More news, more investment
Further news has emerged on BYD confirming its growing significance and ambitions. First, the company announced long term investment of 100billion yuan (US$14billion) in smart car features, although it did not give much detail on the new technologies, nor a timeframe for their introduction. One feature already available and expected to see widespread roll-out will be “Navigation on Autopilot” which allows drivers to take their hands of the steering wheel briefly, with drivers still required to touch the wheel every 15 seconds. Another advanced technology feature will come on the Yangwang U8 SUV which will have a vehicle mounted drone and a detachable steering wheel which will allow drivers to use this, with the car’s pedals, to play video games (presumably when the car is stationary).
The U8 SUV and a smaller model, the Bao 5, will be launched in Europe during 2024; the U8 will be positioned as a fully electric competitor to the Land Rover Defender. Whether these will be sold under the same brand names – Yangwang and Fan Cheng – as in China or whether they will get more international sounding brands is an interesting question.

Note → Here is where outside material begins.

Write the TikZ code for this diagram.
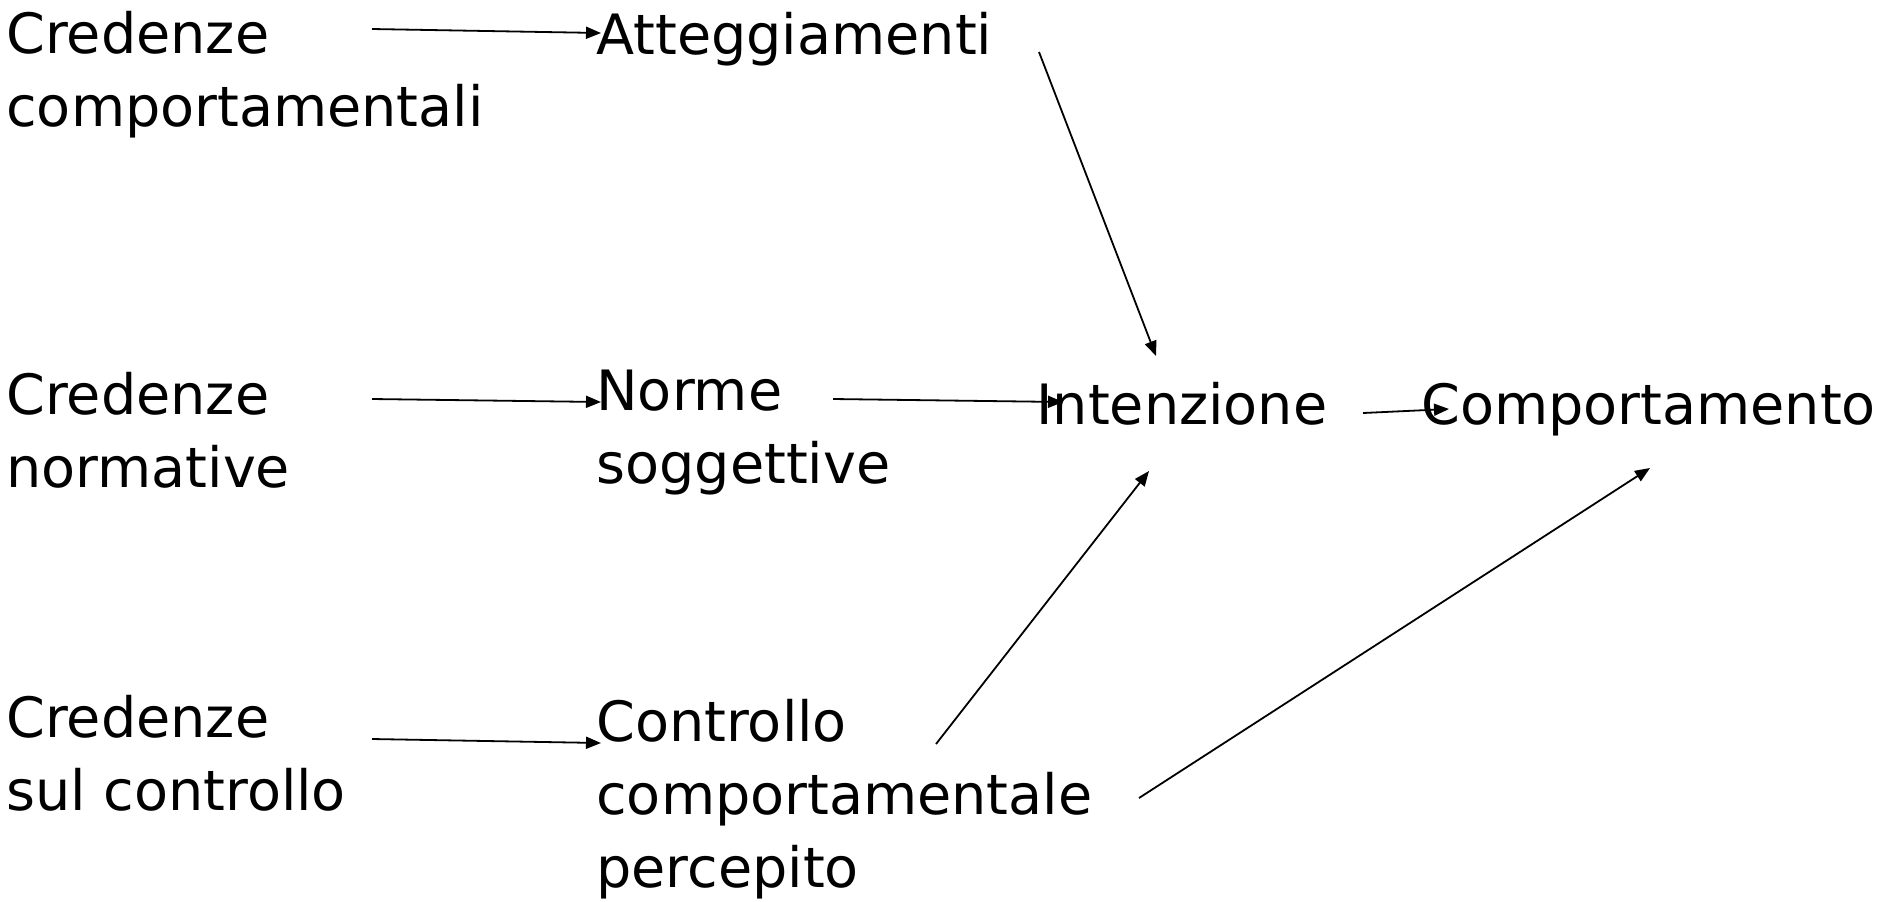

And finally (for now), BYD has announced expansion into Indonesia, increasing its fledging dealership network from seven to 50 during 2024 and committing to investing cUS$1.3billion in a 150,000 units per year capacity factory in the country, to make EVs.
These technology and market developments confirm BYD’s intentions of maintaining its domestic and growing international presence, the broader challenges of the EV market’s development notwithstanding.